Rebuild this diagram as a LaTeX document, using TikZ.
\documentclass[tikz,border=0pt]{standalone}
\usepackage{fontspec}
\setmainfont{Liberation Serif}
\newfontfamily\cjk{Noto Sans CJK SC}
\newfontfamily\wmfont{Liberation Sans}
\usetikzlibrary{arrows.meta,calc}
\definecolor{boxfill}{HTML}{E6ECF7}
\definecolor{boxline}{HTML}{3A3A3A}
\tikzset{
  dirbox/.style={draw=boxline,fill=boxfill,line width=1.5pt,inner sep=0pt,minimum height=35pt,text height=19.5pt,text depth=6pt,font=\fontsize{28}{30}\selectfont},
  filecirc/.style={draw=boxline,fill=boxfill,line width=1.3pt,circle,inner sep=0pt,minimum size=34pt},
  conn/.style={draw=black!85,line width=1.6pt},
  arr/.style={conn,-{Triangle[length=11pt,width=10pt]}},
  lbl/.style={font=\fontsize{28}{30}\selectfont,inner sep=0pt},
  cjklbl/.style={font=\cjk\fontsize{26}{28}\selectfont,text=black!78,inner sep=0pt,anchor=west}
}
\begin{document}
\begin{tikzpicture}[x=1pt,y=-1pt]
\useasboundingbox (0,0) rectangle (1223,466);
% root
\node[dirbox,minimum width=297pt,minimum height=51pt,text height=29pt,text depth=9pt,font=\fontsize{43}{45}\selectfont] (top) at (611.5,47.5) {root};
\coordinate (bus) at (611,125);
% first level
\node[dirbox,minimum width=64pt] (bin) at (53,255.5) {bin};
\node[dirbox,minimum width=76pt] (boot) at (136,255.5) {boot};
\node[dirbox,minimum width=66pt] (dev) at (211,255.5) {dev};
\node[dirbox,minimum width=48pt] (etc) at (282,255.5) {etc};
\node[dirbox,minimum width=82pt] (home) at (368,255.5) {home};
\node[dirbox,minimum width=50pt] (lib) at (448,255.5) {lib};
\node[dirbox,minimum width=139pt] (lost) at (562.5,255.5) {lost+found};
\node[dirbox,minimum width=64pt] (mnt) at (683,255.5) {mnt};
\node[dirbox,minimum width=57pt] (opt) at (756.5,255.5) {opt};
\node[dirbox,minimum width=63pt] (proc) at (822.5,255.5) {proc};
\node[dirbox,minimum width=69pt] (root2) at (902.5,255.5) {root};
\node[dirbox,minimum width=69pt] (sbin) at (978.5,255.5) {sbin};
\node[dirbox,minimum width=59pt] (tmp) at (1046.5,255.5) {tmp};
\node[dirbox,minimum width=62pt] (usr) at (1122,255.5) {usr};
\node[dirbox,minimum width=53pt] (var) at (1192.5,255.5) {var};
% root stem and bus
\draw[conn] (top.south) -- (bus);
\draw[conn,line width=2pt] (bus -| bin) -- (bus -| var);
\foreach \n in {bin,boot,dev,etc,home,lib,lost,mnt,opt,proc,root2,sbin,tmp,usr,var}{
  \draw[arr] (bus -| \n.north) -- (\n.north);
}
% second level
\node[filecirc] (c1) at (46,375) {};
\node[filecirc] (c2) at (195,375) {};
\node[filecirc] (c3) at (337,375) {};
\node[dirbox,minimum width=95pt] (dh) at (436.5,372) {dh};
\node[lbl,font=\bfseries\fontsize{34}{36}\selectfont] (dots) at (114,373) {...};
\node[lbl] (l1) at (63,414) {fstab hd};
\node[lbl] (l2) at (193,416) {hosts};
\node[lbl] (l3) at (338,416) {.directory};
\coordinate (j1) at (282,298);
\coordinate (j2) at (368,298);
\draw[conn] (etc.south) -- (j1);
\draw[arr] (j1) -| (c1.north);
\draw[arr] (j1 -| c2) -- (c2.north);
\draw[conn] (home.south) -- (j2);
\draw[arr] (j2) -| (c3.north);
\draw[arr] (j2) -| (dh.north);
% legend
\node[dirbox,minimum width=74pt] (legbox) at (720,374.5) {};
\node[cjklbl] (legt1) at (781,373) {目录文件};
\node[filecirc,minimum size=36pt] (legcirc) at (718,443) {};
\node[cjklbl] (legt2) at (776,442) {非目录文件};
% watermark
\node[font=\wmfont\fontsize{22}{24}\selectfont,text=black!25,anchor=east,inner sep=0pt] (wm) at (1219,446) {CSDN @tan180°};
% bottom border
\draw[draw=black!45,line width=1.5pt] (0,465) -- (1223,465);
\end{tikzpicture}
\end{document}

* [PROBLEM DETAILS]
Repeat the data above exactly.

* [THE RESULT]
Rebuild this diagram as a LaTeX document, using TikZ.
\documentclass[tikz,border=0pt]{standalone}
\usepackage{fontspec}
\setmainfont{Liberation Serif}
\newfontfamily\cjk{Noto Sans CJK SC}
\newfontfamily\wmfont{Liberation Sans}
\usetikzlibrary{arrows.meta,calc}
\definecolor{boxfill}{HTML}{E6ECF7}
\definecolor{boxline}{HTML}{3A3A3A}
\tikzset{
  dirbox/.style={draw=boxline,fill=boxfill,line width=1.5pt,inner sep=0pt,minimum height=35pt,text height=19.5pt,text depth=6pt,font=\fontsize{28}{30}\selectfont},
  filecirc/.style={draw=boxline,fill=boxfill,line width=1.3pt,circle,inner sep=0pt,minimum size=34pt},
  conn/.style={draw=black!85,line width=1.6pt},
  arr/.style={conn,-{Triangle[length=11pt,width=10pt]}},
  lbl/.style={font=\fontsize{28}{30}\selectfont,inner sep=0pt},
  cjklbl/.style={font=\cjk\fontsize{26}{28}\selectfont,text=black!78,inner sep=0pt,anchor=west}
}
\begin{document}
\begin{tikzpicture}[x=1pt,y=-1pt]
\useasboundingbox (0,0) rectangle (1223,466);
% root
\node[dirbox,minimum width=297pt,minimum height=51pt,text height=29pt,text depth=9pt,font=\fontsize{43}{45}\selectfont] (top) at (611.5,47.5) {root};
\coordinate (bus) at (611,125);
% first level
\node[dirbox,minimum width=64pt] (bin) at (53,255.5) {bin};
\node[dirbox,minimum width=76pt] (boot) at (136,255.5) {boot};
\node[dirbox,minimum width=66pt] (dev) at (211,255.5) {dev};
\node[dirbox,minimum width=48pt] (etc) at (282,255.5) {etc};
\node[dirbox,minimum width=82pt] (home) at (368,255.5) {home};
\node[dirbox,minimum width=50pt] (lib) at (448,255.5) {lib};
\node[dirbox,minimum width=139pt] (lost) at (562.5,255.5) {lost+found};
\node[dirbox,minimum width=64pt] (mnt) at (683,255.5) {mnt};
\node[dirbox,minimum width=57pt] (opt) at (756.5,255.5) {opt};
\node[dirbox,minimum width=63pt] (proc) at (822.5,255.5) {proc};
\node[dirbox,minimum width=69pt] (root2) at (902.5,255.5) {root};
\node[dirbox,minimum width=69pt] (sbin) at (978.5,255.5) {sbin};
\node[dirbox,minimum width=59pt] (tmp) at (1046.5,255.5) {tmp};
\node[dirbox,minimum width=62pt] (usr) at (1122,255.5) {usr};
\node[dirbox,minimum width=53pt] (var) at (1192.5,255.5) {var};
% root stem and bus
\draw[conn] (top.south) -- (bus);
\draw[conn,line width=2pt] (bus -| bin) -- (bus -| var);
\foreach \n in {bin,boot,dev,etc,home,lib,lost,mnt,opt,proc,root2,sbin,tmp,usr,var}{
  \draw[arr] (bus -| \n.north) -- (\n.north);
}
% second level
\node[filecirc] (c1) at (46,375) {};
\node[filecirc] (c2) at (195,375) {};
\node[filecirc] (c3) at (337,375) {};
\node[dirbox,minimum width=95pt] (dh) at (436.5,372) {dh};
\node[lbl,font=\bfseries\fontsize{34}{36}\selectfont] (dots) at (114,373) {...};
\node[lbl] (l1) at (63,414) {fstab hd};
\node[lbl] (l2) at (193,416) {hosts};
\node[lbl] (l3) at (338,416) {.directory};
\coordinate (j1) at (282,298);
\coordinate (j2) at (368,298);
\draw[conn] (etc.south) -- (j1);
\draw[arr] (j1) -| (c1.north);
\draw[arr] (j1 -| c2) -- (c2.north);
\draw[conn] (home.south) -- (j2);
\draw[arr] (j2) -| (c3.north);
\draw[arr] (j2) -| (dh.north);
% legend
\node[dirbox,minimum width=74pt] (legbox) at (720,374.5) {};
\node[cjklbl] (legt1) at (781,373) {目录文件};
\node[filecirc,minimum size=36pt] (legcirc) at (718,443) {};
\node[cjklbl] (legt2) at (776,442) {非目录文件};
% watermark
\node[font=\wmfont\fontsize{22}{24}\selectfont,text=black!25,anchor=east,inner sep=0pt] (wm) at (1219,446) {CSDN @tan180°};
% bottom border
\draw[draw=black!45,line width=1.5pt] (0,465) -- (1223,465);
\end{tikzpicture}
\end{document}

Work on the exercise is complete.